Sometimes it’s useful to be able to play around with a simple RabbitMQ cluster on a single machine. After trying to follow the instructions in the RabbitMQ Clustering Guide and running into a couple of issues, I ended up doing the following to get a working two node cluster up and running on my laptop.
The machine used was a laptop running Ubuntu 12.04.1 LTS (32-bit), RabbitMQ 3.0.1 and Erlang R14B04. These are the steps I took using the Terminal –
- To run commands as root enter –
sudo -i
- Make sure that you don’t have a /etc/rabbitmq/rabbitmq.config file because it caused errors for me by applying the settings from the file to both nodes that I started irrespective of command line arguments. I renamed my rabbitmq.config file to rabbitmq.config.bak.
- Start the first RabbitMQ instance if it is not already running. In my case it is the default instance named ‘rabbit‘ –
invoke-rc.d rabbitmq-server start
Output –
* Starting message broker rabbitmq-server
- Start a second RabbitMQ instance called ‘hare‘ on port 5673 as a background task. I have the Management plugin installed so also set the port for that –
RABBITMQ_NODE_PORT=5673 RABBITMQ_SERVER_START_ARGS="-rabbitmq_management listener [{port,15673}]" RABBITMQ_NODENAME=hare rabbitmq-server &
Output –
Status of node 'hare@mymachine' ... [{pid,14524}, {running_applications, ...

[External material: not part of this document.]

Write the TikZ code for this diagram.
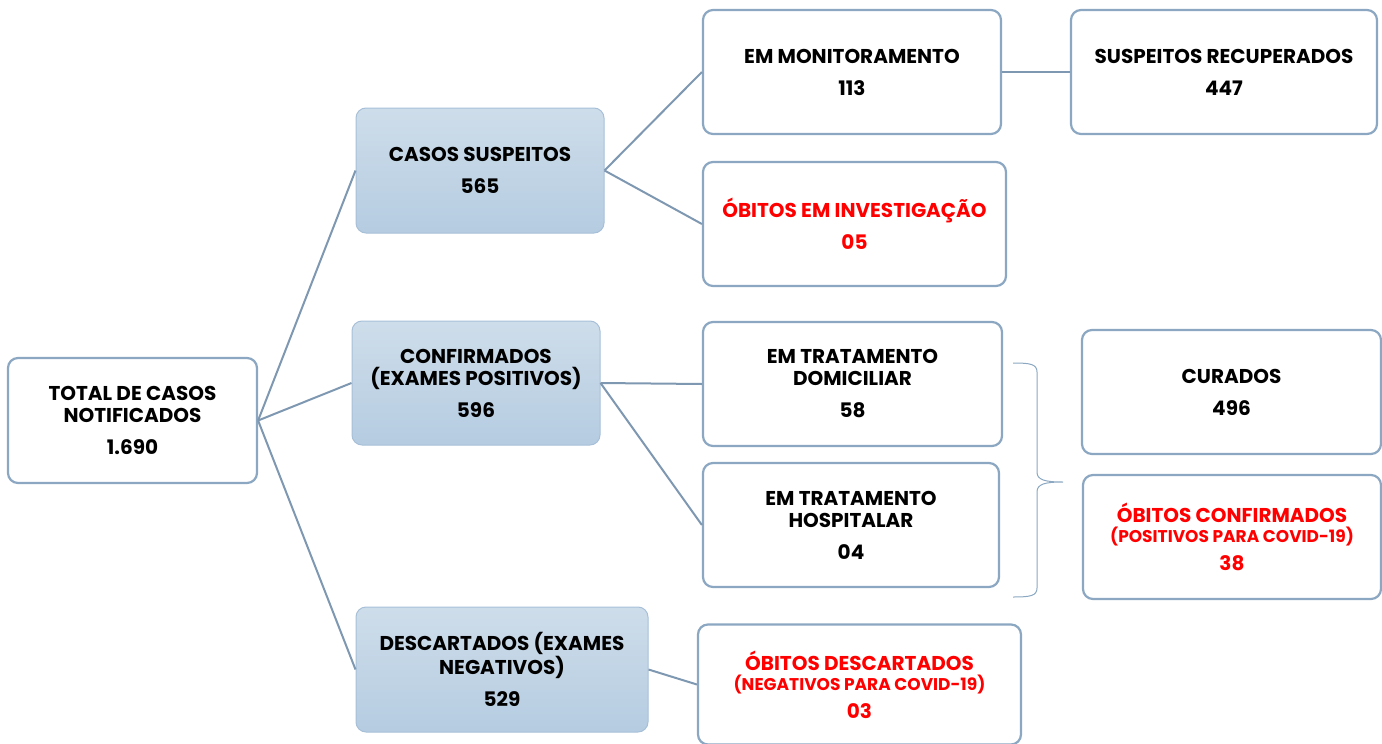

Start up information was displayed but my prompt did not return, so I just pressed Ctrl-C to get the prompt back.
- The hare instance should be running –
rabbitmqctl -n hare status
Output –
Status of node 'hare@mymachine' ... [{pid,14524}, {running_applications, [{rabbitmq_management,"RabbitMQ Management Console","3.0.1"}, ...
- Stop hare RabbitMQ application but leave Erlang node running –
rabbitmqctl -n hare stop_app
Output –
Stopping node 'hare@mymachine' ... ...done.
- Reset hare –
rabbitmqctl -n hare reset
Output –
Resetting node 'hare@mymachine' ... ...done.
- Join hare to cluster –
rabbitmqctl -n hare join_cluster rabbit@`hostname -s`
Output –
Clustering node 'hare@mymachine' with 'rabbit@mymachine' ... ...done.
- Restart the hare RabbitMQ application
rabbitmqctl -n hare start_app
Output –
Starting node 'hare@mymachine' ... ** Found 0 name clashes in code paths ...
- Check the status of the cluster –
rabbitmqctl cluster_status
Output –
Cluster status of node 'rabbit@mymachine' ... [{nodes,[{disc,['hare@mymachine','rabbit@mymachine']}]}, {running_nodes,['hare@mymachine','rabbit@mymachine']}, {partitions,[]}] ...done.
That’s it! Now you can play with your shiny new cluster. Take a look at the RabbitMQ Clustering Guide for further information.